As I’ve thought about goodness, I came upon the story of Bulgaria’s Jews in World War 2 as relayed in a book I am reading called The Lemon Tree: An Arab, a Jew, and the Heart of the Middle East. In this particular section, the author is telling the story of a Jewish family in Bulgaria who ended up in Palestine. Central to their survival in Bulgaria is the larger story of the Jews in Bulgaria.

A deportation order had been written that would deport all of Bulgaria’s 47,000 Jews. Unlike most of Europe, this planned deportation was never carried out. It wasn’t carried out because ordinary people and leaders found out about it. The Metropolitan and the Bishop of the Bulgarian Orthodox Church stood up for the Jews, approaching places of power and “imploring the king to demonstrate compassion by defending the right to freedom and human dignity of the Jews.” A member of parliament (Dimitar Peshev) publicly went against his government, gathering signatures and approaching the king stating that a deportation “would be be disastrous and bring ominous consequences upon the country.” Along with these, leaders of professional organizations and businesses, and ordinary people across the country stood by the Jewish population.

The deportation order was stopped temporarily in March of 1943, and then indefinitely in May. The Jewish population of the entire nation of Bulgaria did not die in gas chambers.

The author goes on to say this:

“None of this would have happened withough what the Bulgarian-French intellectual Tzvetan Todorov calls the ‘fragility of goodness’: the intricate, delicate, unforeseeable weave of human action and historical events”

Evil spreads quickly and virulently. Like a virus, it is hard to stop once it takes root. Todorov says that once it is introduced into public view, it spreads easily, whereas goodness is temporary, difficult, rare, fragile. And yet possible.

I have been thinking about this story and the idea of the fragility of goodness all week. Each person in Bulgaria who spoke up for the Jews, people who were their friends, their neighbors, their business partners, and their community members, is a chain in the link of goodness that ultimately preserved life and human dignity. While Tdorov speaks to the fragility and the “tenuous chain of events” that led to a stay in the deportation order, maybe it is not as tenuous as he supposes. Maybe what appeared tenuous and fragile was far stonger then he could imagine.

In my experience, goodness is far stronger than we know, far more powerful than it may appear. Its power is in its moral strength and its stubborn refusal to quit. That’s what I see, not only in this story, but in the small ways that goodness moves in, refusing to give up, determined that evil will not have the final word.

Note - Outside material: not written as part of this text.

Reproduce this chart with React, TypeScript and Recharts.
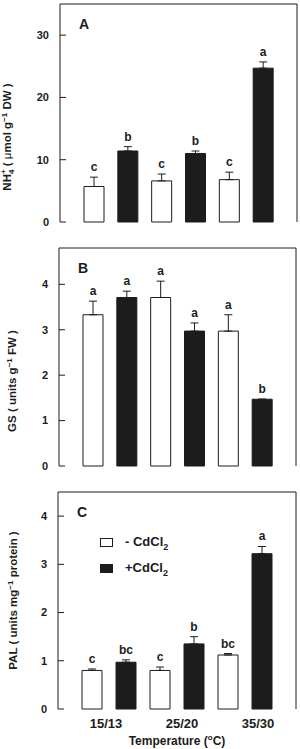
import React from 'react';
import { BarChart, Bar, XAxis, YAxis, Cell, ErrorBar, LabelList, Legend } from 'recharts';

// six bars per panel: (-Cd, +Cd) at each day/night temperature
const temps = ['15/13', '15/13', '25/20', '25/20', '35/30', '35/30'];
const withCd = [false, true, false, true, false, true];

const nh4Mean = [5.7, 11.4, 6.6, 11.0, 6.8, 24.7];
const nh4Err = [1.5, 0.7, 1.1, 0.4, 1.2, 1.0];
const nh4Sig = ['c', 'b', 'c', 'b', 'c', 'a'];
const nh4Ticks = [0, 10, 20, 30];

const gsMean = [3.33, 3.71, 3.71, 2.97, 2.97, 1.47];
const gsErr = [0.3, 0.14, 0.36, 0.18, 0.36, 0];
const gsSig = ['a', 'a', 'a', 'a', 'a', 'b'];
const gsTicks = [0, 1, 2, 3, 4];

const palMean = [0.8, 0.97, 0.8, 1.35, 1.12, 3.22];
const palErr = [0.03, 0.05, 0.07, 0.15, 0.03, 0.15];
const palSig = ['c', 'bc', 'c', 'b', 'bc', 'a'];
const palTicks = [0, 1, 2, 3, 4];

const legendLabels = ['- CdCl', '+CdCl'];

const FONT = '"Liberation Sans", Arial, Helvetica, sans-serif';
const INK = '#1c1c1c';

const buildRows = (mean: number[], err: number[]) =>
  temps.map((t, i) => ({ idx: String(i), temp: t, v: mean[i], e: [0, err[i]] }));

const sigLabel = (sig: string[], err: number[]) => (p: any) => {
  const { x, y, width, height, value, index } = p;
  const perUnit = value ? height / value : 0;
  const top = y - err[index] * perUnit;
  return (
    <text x={x + width / 2} y={top - 6} textAnchor="middle" fontSize={12} fontWeight="bold" fill={INK} fontFamily={FONT}>
      {sig[index]}
    </text>
  );
};

type PanelProps = {
  top: number;
  height: number;
  margin: { top: number; right: number; bottom: number; left: number };
  axisWidth: number;
  mean: number[];
  err: number[];
  sig: string[];
  ticks: number[];
  max: number;
  letter: string;
  yTitle: React.ReactNode;
  titleX: number;
  titleShift: number;
  showTemps?: boolean;
  showLegend?: boolean;
};

function Panel(props: PanelProps) {
  const rows = buildRows(props.mean, props.err);
  const pad = { left: 17, right: 17 };
  const tickStyle = { fontSize: 11, fontWeight: 'bold', fill: INK, fontFamily: FONT };

  const axisLabel = (p: any) => {
    const vb = p.viewBox;
    const cy = vb.y + vb.height / 2 + props.titleShift;
    return (
      <g fontFamily={FONT} fill={INK}>
        <text
          x={props.titleX}
          y={cy}
          transform={`rotate(-90, ${props.titleX}, ${cy})`}
          textAnchor="middle"
          fontSize={11.5}
          fontWeight="bold"
        >
          {props.yTitle}
        </text>
        <text x={vb.x + vb.width + 19} y={vb.y + 25} fontSize={14} fontWeight="bold">
          {props.letter}
        </text>
      </g>
    );
  };

  return (
    <div style={{ position: 'absolute', left: 0, top: props.top }}>
      <BarChart width={300} height={props.height} data={rows} margin={props.margin} barSize={20}>
        <XAxis
          xAxisId="bar"
          dataKey="idx"
          padding={pad}
          height={0}
          tick={false}
          tickLine={false}
          axisLine={{ stroke: INK }}
        />
        {props.showTemps && (
          <XAxis
            xAxisId="lab"
            dataKey="temp"
            allowDuplicatedCategory={false}
            padding={{ left: 10, right: 0 }}
            height={40}
            axisLine={false}
            tickLine={false}
            tickMargin={4}
            tick={{ fontSize: 13, fontWeight: 'bold', fill: INK, fontFamily: FONT }}
            label={{
              content: (p: any) => (
                <text
                  x={p.viewBox.x + p.viewBox.width / 2}
                  y={p.viewBox.y + 36}
                  textAnchor="middle"
                  fontSize={12}
                  fontWeight="bold"
                  fill={INK}
                  fontFamily={FONT}
                >
                  Temperature (<tspan fontSize={8} dy={-5}>o</tspan>
                  <tspan dy={5}>C)</tspan>
                </text>
              ),
            }}
          />
        )}
        <XAxis
          xAxisId="top"
          dataKey="idx"
          orientation="top"
          mirror
          padding={pad}
          tick={false}
          tickSize={3}
          axisLine={{ stroke: INK }}
          tickLine={{ stroke: INK }}
        />
        <YAxis
          yAxisId="l"
          width={props.axisWidth}
          domain={[0, props.max]}
          ticks={props.ticks}
          tickSize={-6}
          tickMargin={17}
          tick={tickStyle}
          axisLine={{ stroke: INK }}
          tickLine={{ stroke: INK }}
          label={{ content: axisLabel }}
        />
        <YAxis
          yAxisId="r"
          orientation="right"
          mirror
          domain={[0, props.max]}
          ticks={props.ticks}
          tick={false}
          tickSize={6}
          axisLine={{ stroke: INK }}
          tickLine={{ stroke: INK }}
        />
        {props.showLegend && (
          <Legend
            layout="vertical"
            align="center"
            verticalAlign="middle"
            wrapperStyle={{ left: 100, top: 56, width: 120 }}
            content={() => (
              <div style={{ fontFamily: FONT, fontWeight: 'bold', fontSize: 13, color: INK }}>
                {legendLabels.map((l, i) => (
                  <div key={l} style={{ display: 'flex', alignItems: 'center', height: 13, marginBottom: 13 }}>
                    <span
                      style={{
                        display: 'inline-block',
                        width: 11,
                        height: 7,
                        border: `1px solid ${INK}`,
                        background: i ? INK : '#fff',
                        marginRight: 12,
                      }}
                    />
                    <span>
                      {l}
                      <sub style={{ fontSize: 9 }}>2</sub>
                    </span>
                  </div>
                ))}
              </div>
            )}
          />
        )}
        <Bar xAxisId="bar" yAxisId="l" dataKey="v" stroke={INK} strokeWidth={1} isAnimationActive={false}>
          {rows.map((r, i) => (
            <Cell key={r.idx} fill={withCd[i] ? INK : '#fff'} />
          ))}
          <ErrorBar dataKey="e" direction="y" width={4} stroke={INK} strokeWidth={1} isAnimationActive={false} />
          <LabelList dataKey="v" content={sigLabel(props.sig, props.err)} />
        </Bar>
      </BarChart>
    </div>
  );
}

export default function App() {
  return (
    <div style={{ position: 'absolute', left: 0, top: 0, width: 300, height: 749, background: '#fff' }}>
      <Panel
        top={0}
        height={230}
        margin={{ top: 4, right: 3, bottom: 8, left: 0 }}
        axisWidth={60}
        mean={nh4Mean}
        err={nh4Err}
        sig={nh4Sig}
        ticks={nh4Ticks}
        max={35}
        letter="A"
        titleX={11}
        titleShift={24}
        yTitle={
          <>
            NH<tspan fontSize={8} dy={3}>4</tspan>
            <tspan fontSize={8} dx={-4.5} dy={-8}>+</tspan>
            <tspan dy={5}> ( </tspan>
            <tspan fontWeight="normal">μ</tspan>mol g<tspan fontSize={8} dy={-4}>−1</tspan>
            <tspan dy={4}> DW )</tspan>
          </>
        }
      />
      <Panel
        top={240}
        height={234}
        margin={{ top: 8, right: 4, bottom: 8, left: 0 }}
        axisWidth={59}
        mean={gsMean}
        err={gsErr}
        sig={gsSig}
        ticks={gsTicks}
        max={4.8}
        letter="B"
        titleX={16}
        titleShift={24}
        yTitle={
          <>
            GS ( units g<tspan fontSize={8} dy={-4}>−1</tspan>
            <tspan dy={4}> FW )</tspan>
          </>
        }
      />
      <Panel
        top={480}
        height={269}
        margin={{ top: 12, right: 4, bottom: 0, left: 0 }}
        axisWidth={58}
        mean={palMean}
        err={palErr}
        sig={palSig}
        ticks={palTicks}
        max={4.5}
        letter="C"
        titleX={17}
        titleShift={0}
        showTemps
        showLegend
        yTitle={
          <>
            PAL ( units mg<tspan fontSize={8} dy={-4}>−1</tspan>
            <tspan dy={4}> protein )</tspan>
          </>
        }
      />
    </div>
  );
}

How can I chase goodness the way I chase beauty? When will I get to the point where I choose good without even thinking because it is so much a part of me? I don’t know. But it gives me hope when I think of ordinary people going about their lives in Bulgaria in 1943, deciding that they would speak up and out, never knowing that they would be a part of a chain called the fragility of goodness.

In all of this, I am reminded of Christ, the author of goodness, the one who strengthens the fragility of goodness making it into a force that challenges and destroys evil, for it is he who daily calls me, who daily calls all of us in this community, to chase after goodness, truth, and beauty.